- _Exercise objective_: Quote the whole listing exactly. Leave the pictures out of your copy.

- _Dataset extract_:
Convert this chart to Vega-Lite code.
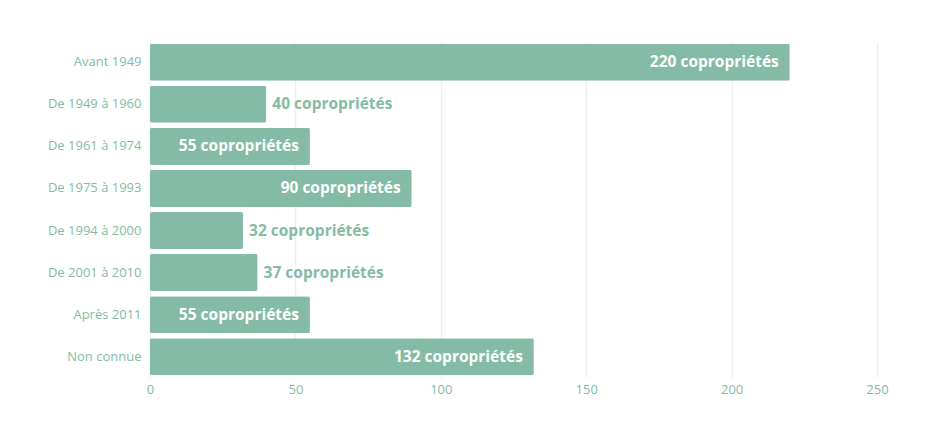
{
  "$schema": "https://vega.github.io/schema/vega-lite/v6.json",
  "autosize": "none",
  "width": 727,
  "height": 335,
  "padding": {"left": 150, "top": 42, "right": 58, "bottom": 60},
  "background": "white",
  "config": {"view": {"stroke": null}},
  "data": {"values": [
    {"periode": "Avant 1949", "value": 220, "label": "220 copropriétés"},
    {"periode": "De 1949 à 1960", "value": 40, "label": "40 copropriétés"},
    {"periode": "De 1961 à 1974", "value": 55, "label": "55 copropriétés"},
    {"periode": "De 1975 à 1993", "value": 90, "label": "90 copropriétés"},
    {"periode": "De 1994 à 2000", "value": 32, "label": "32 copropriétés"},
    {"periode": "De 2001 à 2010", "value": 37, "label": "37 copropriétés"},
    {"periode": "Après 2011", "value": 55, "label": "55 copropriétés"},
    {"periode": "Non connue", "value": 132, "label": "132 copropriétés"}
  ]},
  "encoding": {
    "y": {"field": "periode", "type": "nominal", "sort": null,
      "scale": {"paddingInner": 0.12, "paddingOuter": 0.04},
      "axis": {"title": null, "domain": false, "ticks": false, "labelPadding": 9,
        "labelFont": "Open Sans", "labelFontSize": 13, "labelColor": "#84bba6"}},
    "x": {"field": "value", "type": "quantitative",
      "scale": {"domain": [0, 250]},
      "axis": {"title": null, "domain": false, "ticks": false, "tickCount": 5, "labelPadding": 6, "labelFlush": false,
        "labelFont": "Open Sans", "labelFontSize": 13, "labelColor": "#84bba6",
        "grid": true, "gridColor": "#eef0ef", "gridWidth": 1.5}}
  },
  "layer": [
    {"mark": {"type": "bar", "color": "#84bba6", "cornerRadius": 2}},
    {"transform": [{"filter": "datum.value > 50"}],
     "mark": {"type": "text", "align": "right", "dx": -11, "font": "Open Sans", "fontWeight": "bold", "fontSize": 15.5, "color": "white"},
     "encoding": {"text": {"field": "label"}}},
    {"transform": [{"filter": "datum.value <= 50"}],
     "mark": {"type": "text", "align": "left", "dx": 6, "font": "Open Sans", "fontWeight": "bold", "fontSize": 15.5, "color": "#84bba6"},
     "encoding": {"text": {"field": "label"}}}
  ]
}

- _Written answer_:
Convert this chart to Vega-Lite code.
{
  "$schema": "https://vega.github.io/schema/vega-lite/v6.json",
  "autosize": "none",
  "width": 727,
  "height": 335,
  "padding": {"left": 150, "top": 42, "right": 58, "bottom": 60},
  "background": "white",
  "config": {"view": {"stroke": null}},
  "data": {"values": [
    {"periode": "Avant 1949", "value": 220, "label": "220 copropriétés"},
    {"periode": "De 1949 à 1960", "value": 40, "label": "40 copropriétés"},
    {"periode": "De 1961 à 1974", "value": 55, "label": "55 copropriétés"},
    {"periode": "De 1975 à 1993", "value": 90, "label": "90 copropriétés"},
    {"periode": "De 1994 à 2000", "value": 32, "label": "32 copropriétés"},
    {"periode": "De 2001 à 2010", "value": 37, "label": "37 copropriétés"},
    {"periode": "Après 2011", "value": 55, "label": "55 copropriétés"},
    {"periode": "Non connue", "value": 132, "label": "132 copropriétés"}
  ]},
  "encoding": {
    "y": {"field": "periode", "type": "nominal", "sort": null,
      "scale": {"paddingInner": 0.12, "paddingOuter": 0.04},
      "axis": {"title": null, "domain": false, "ticks": false, "labelPadding": 9,
        "labelFont": "Open Sans", "labelFontSize": 13, "labelColor": "#84bba6"}},
    "x": {"field": "value", "type": "quantitative",
      "scale": {"domain": [0, 250]},
      "axis": {"title": null, "domain": false, "ticks": false, "tickCount": 5, "labelPadding": 6, "labelFlush": false,
        "labelFont": "Open Sans", "labelFontSize": 13, "labelColor": "#84bba6",
        "grid": true, "gridColor": "#eef0ef", "gridWidth": 1.5}}
  },
  "layer": [
    {"mark": {"type": "bar", "color": "#84bba6", "cornerRadius": 2}},
    {"transform": [{"filter": "datum.value > 50"}],
     "mark": {"type": "text", "align": "right", "dx": -11, "font": "Open Sans", "fontWeight": "bold", "fontSize": 15.5, "color": "white"},
     "encoding": {"text": {"field": "label"}}},
    {"transform": [{"filter": "datum.value <= 50"}],
     "mark": {"type": "text", "align": "left", "dx": 6, "font": "Open Sans", "fontWeight": "bold", "fontSize": 15.5, "color": "#84bba6"},
     "encoding": {"text": {"field": "label"}}}
  ]
}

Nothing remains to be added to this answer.